A cedar chest's potent aroma is one of the biggest draws to adding the furniture piece to your home collection. A cedar chest not only gives its owner a pleasant, woody odor, but it also offers a natural protection against moth larvae and other destructive pests. When chests age, however, this odor will fade as humidity and airborne debris clog the wood's pores. Fortunately, opening these pores and refreshing the smell takes just a few hours' work with minimal supplies and woodworking skills.

  1. Empty all items from the cedar chest. Place a plastic covering on the floor that is slightly larger than the chest's base, and put the chest on the center of the plastic covering.

  2. Remove dust from the chest. Use a hand-held vacuum or the soft brush attachment to your vacuum cleaner to clean the sides and base of the cedar chest's interior. Wipe the chest with a tack cloth, a sticky cloth available at most hardware stores or paint supply outlets.

  3. Lightly sand the chest's interior using fine-grain sandpaper. Sand with, not against, the wood's grain. Clean the interior of the chest again using the vacuum and the tack cloth.

  4. Close the chest's lid and let it sit for a few hours. Open the lid and determine whether the cedar smell has returned to your satisfaction.

  5. Apply cedar oil, which is available from most woodworking retailers and candle stores to further enhance the chest's smell.
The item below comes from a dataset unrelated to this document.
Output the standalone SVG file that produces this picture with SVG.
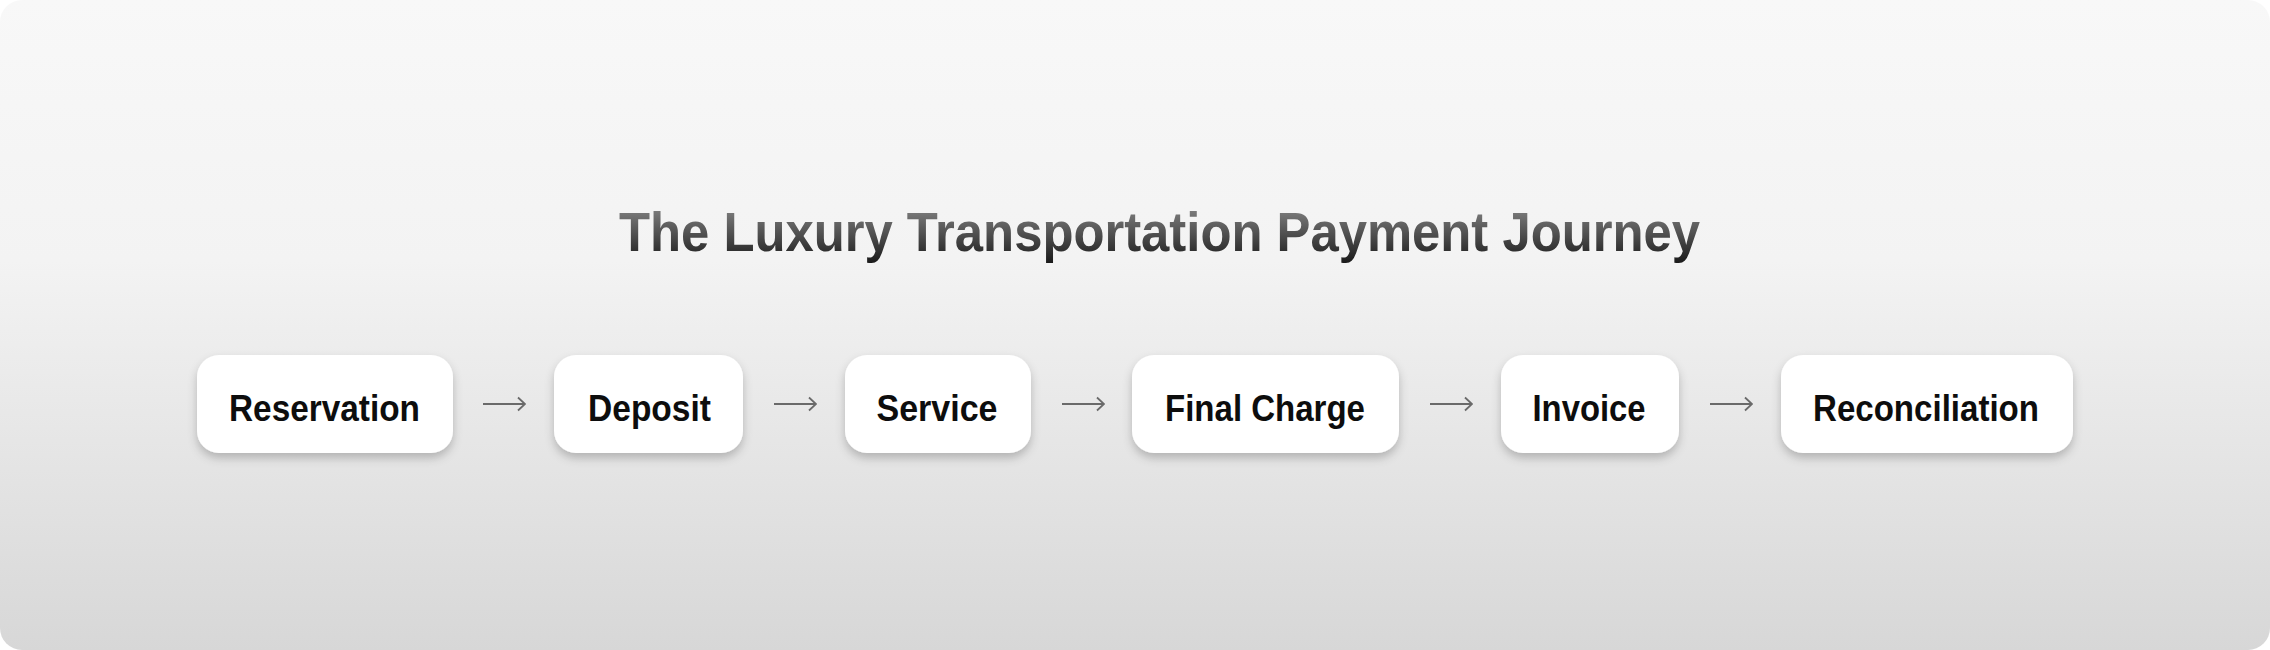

Dab a small amount of the oil onto a clean cloth and rub it throughout the interior of the chest.

  6. Leave a few cedar blocks or discs, available from most big box retailers, inside the chest to enhance the smell. Alternatively, make your own chest accessory by placing cedar shavings, purchased from a lumberyard, into a mesh sack, such as one made from a cheesecloth or stockings.

  7. Close the chest and keep it closed when not in use. This will prolong the time before it needs refreshing again.